Miguel Sánchez Ostiz; Hace un rato he vuelto de Lodosa, el pueblo de Navarra donde más asesinatos se cometieron en 1936. El motivo del viaje: la inauguración de una exposición del pintor Ramón Urtasun sobre aquellos horrores y quienes los perpetraron.
También hemos hablado del Escarmiento. Un público de gente mayor,
muy mayor en algún caso: hijas, hijos y nietos de fusilados, con lágrimas en
los ojos muchos de ellos, que todavía buscan una reparación, que han vivido
toda la vida con el dolor a cuestas (lo decían señalándose el pecho: “Esto no
se quita”) y a quienes, también lo decían, nadie ha pedido perdón.
Se veía que
agradecían el reunirse, el poder hablar de aquello en público, gracias a que un
joven alcalde haya sentido que el pueblo debía algo a aquella gente, sus
vecinos. Mientras hay gente empeñada en que no se hable de las consecuencias de
la Guerra Civil, en la retaguardia sobre todo, incluso por haberle sacado todos
los réditos económicos posibles y solo por eso, otros se ocupan de los suyos,
en su tierra, al margen de los grandes discursos.
He escuchado relatos que no
te pueden dejar indiferente: sombra siniestra de la Iglesia (también el de
otros curas empeñados en los años setenta y sacar a los vecinos de las fosas comunes
en donde estaban contra viento y marea), convivencia entre víctimas y verdugos,
chulerías de vencedores, miseria y mendicidad, hambre, abusos, humillación de
años y más años… A qué seguir. Hace unos meses escuché historias parecidas en
Dicastillo, hoy en Lodosa. Cada historia es diferente y también igual. Me
alegro de haber escrito ese libro y me alegro de haber ido a un pueblo como
Lodosa a hablar no del libro, sino de aquello, de aquel horror que no fue, como
dicen, poco menos que una pelea de taberna, un ajuste de cuentas de lo mismo,
sino algo perfectamente planificado desde Pamplona y ejecutado por las Juntas
de Guerra locales acatando instrucciones superiores, con la ayuda de la Guardia
Civil y los matones de Falange y el Requeté, a cuyos mandos nadie inquietó
jamás.
Había que ver a aquella gente entre sobrecogida y orgullosa, cuando
miraban la poco distorsionada imagen del Chato de Berbinzana, uno de los
asesinos de Falange más conocidos de Navarra que, al parecer, seguía
instrucciones de un militar aventurero T., que acabó en los servicios secretos
de la frontera capitaneando una banda de delincuentes comunes.
Cada cuadro una
historia, un capítulo, un episodio, individual o colectivo. Una historia. La de
Navarra en el verano de 1936, donde no hubo frente de guerra, sino represión,
contada desde el lado de la sombra, el que jamás salió del todo a la luz.

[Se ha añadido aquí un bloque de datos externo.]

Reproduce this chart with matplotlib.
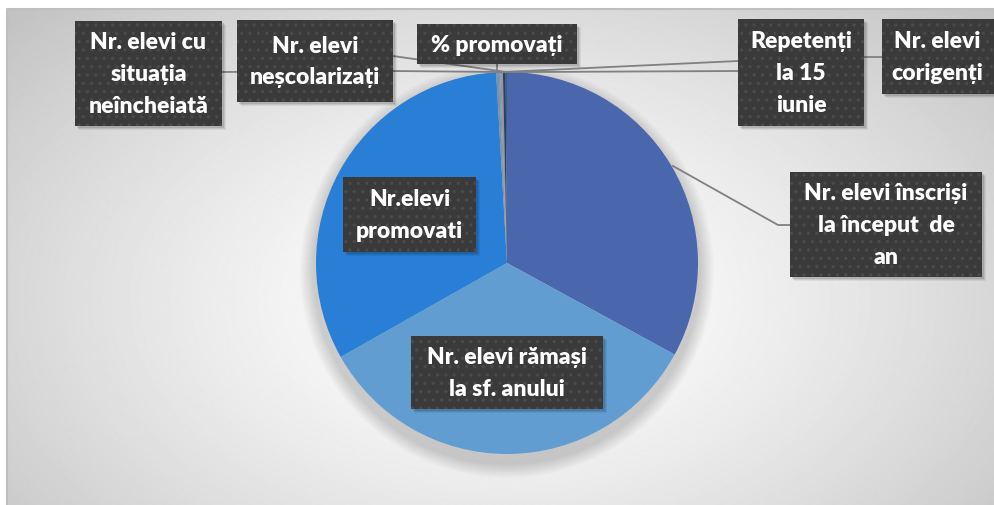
import numpy as np
import matplotlib
matplotlib.use('Agg')
import matplotlib.pyplot as plt
from matplotlib.patches import Rectangle, Circle

# ------------------------------------------------------------
# DATE
# ------------------------------------------------------------
categorii = [
    "Nr. elevi înscriși\nla început  de\nan",
    "Nr. elevi rămași\nla sf. anului",
    "Nr.elevi\npromovati",
    "% promovați",
    "Nr. elevi\ncorigenți",
    "Repetenți\nla 15\niunie",
    "Nr. elevi cu\nsituația\nneîncheiată",
    "Nr. elevi\nneșcolarizați",
]
valori = [290, 298, 284, 2, 1, 2, 2, 1]
culori = ['#4a66ac', '#629dd1', '#297fd5', '#7f8fa9', '#5aa2ae', '#9d90a0',
          '#2c3d67', '#3b5e7d']

W, H = 994, 506
plt.rcParams['hatch.linewidth'] = 1.2
FONT = ['Lato', 'DejaVu Sans']


def Y(py):
    # pixel de sus -> coordonata axei
    return H - py


fig = plt.figure(figsize=(W / 100, H / 100), dpi=100)
fig.patch.set_facecolor('white')
ax = fig.add_axes([0, 0, 1, 1])

# ------------------------------------------------------------
# FUNDAL (gradient radial)
# ------------------------------------------------------------
xx, yy = np.meshgrid(np.arange(7, W + 1), np.arange(10, H + 1))
d = np.sqrt(((xx - 500) / 520.0) ** 2 + ((yy - 300) / 330.0) ** 2)
g = np.clip(1.0 - 0.17 * d ** 1.4, 0, 1)
ax.imshow(g, cmap='gray', vmin=0, vmax=1, extent=[7, W, Y(H), Y(10)],
          origin='upper', zorder=0, interpolation='bilinear')
ax.plot([7, 7, W], [Y(H), Y(10), Y(10)], color='#bfbfbf', lw=1.5, zorder=1)

# ------------------------------------------------------------
# PIE
# ------------------------------------------------------------
cx, cy, r = 507, Y(264), 191
for k in range(14):
    ax.add_patch(Circle((cx, cy - 8), r + 16 - k, color='black', alpha=0.011,
                        lw=0, zorder=2))

wedges, _ = ax.pie(valori, colors=culori, startangle=90, counterclock=False,
                   center=(cx, cy), radius=r, frame=True,
                   wedgeprops=dict(linewidth=0, zorder=3))


def rim(i):
    w = wedges[i]
    a = np.deg2rad((w.theta1 + w.theta2) / 2)
    return cx + r * np.cos(a), cy + r * np.sin(a)


# ------------------------------------------------------------
# LINII DE LEGATURA
# ------------------------------------------------------------
lc = dict(color='#808080', lw=1.3, zorder=4)
ax.plot([673, 778, 790], [Y(167), Y(226), Y(226)], **lc)
x3, y3 = rim(3)
ax.plot([x3, x3], [y3, Y(65)], **lc)
x4, y4 = rim(4)
ax.plot([x4, 738, 850, 882], [y4, Y(72), Y(58), Y(58)], **lc)
x5, y5 = rim(5)
ax.plot([x5, 738], [y5, Y(62)], **lc)
x6, y6 = rim(6)
ax.plot([x6, 393, 222], [y6, Y(72), Y(73)], **lc)
x7, y7 = rim(7)
ax.plot([x7, 393], [y7, Y(57)], **lc)

# ------------------------------------------------------------
# ETICHETE
# ------------------------------------------------------------
casete = [
    (790, 173, 982, 278),
    (411, 337, 603, 410),
    (343, 178, 476, 253),
    (417, 25, 577, 65),
    (882, 20, 1000, 95),
    (738, 20, 864, 127),
    (75, 22, 222, 127),
    (237, 21, 393, 103),
]
for txt, (l, t, rr, b) in zip(categorii, casete):
    for k, a in enumerate([0.10, 0.08, 0.06]):
        ax.add_patch(Rectangle((l + 2 + k, Y(b) - 2 - k), rr - l, b - t,
                               color='black', alpha=a, lw=0, zorder=5))
    ax.add_patch(Rectangle((l, Y(b)), rr - l, b - t, facecolor='#3a3a3a',
                           edgecolor='#4a4a4a', hatch='..', lw=0, zorder=6))
    xc = (l + rr) / 2 if rr < W else 937
    ax.text(xc, Y((t + b) / 2), txt, ha='center', va='center', color='white',
            fontsize=16.5, fontweight='heavy', family=FONT, linespacing=1.62,
            zorder=7)

ax.set_xlim(0, W)
ax.set_ylim(0, H)
ax.set_aspect('auto')
ax.axis('off')

fig.savefig('out.png', dpi=100)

Urtasun es un pintor que no pisará jamás las salas de exposiciones oficiales de
la Comunidad Foral de Navarra, Viejo Reyno o lo que gusten.
No es correcto. No
es idóneo. Y hoy el discurso que impera es el de la corrección, el de las
buenas maneras, cuando en las trastiendas se practican maneras de navajeros y
de matones, con palo, con código, con cuentas bancarias. Urtasun aparece como
personaje del Escarmiento, con esta misma exposición llena de color, de fuerza,
de eficaz falta de finura, de una falta de sutileza que en este caso yo
celebro. Si estuviera con los que hay que estar dirían que es expresionista, a
la alemana o la compararían con “el cómic francés”; pero como está la silencian
todo lo que pueden, mientras que aquellos a quienes va dirigida la visitan con
emoción.
Urtasun no expondrá jamás en la Sala de Arte Conde de Rodezno, montada
encima de la tumba de los generales Mola y Sanjurjo, ni en compañía de unos
pintores y fotógrafos que califican el antro como un “no lugar”, porque cobran
y porque hoy la fidelidad al sistema, la crítica constructiva, es decir, al
ausencia de esta se paga y premia. He venido sobrecogido: “Nadie me pidió perdón”,
me decía un viejico cuando nos despedíamos.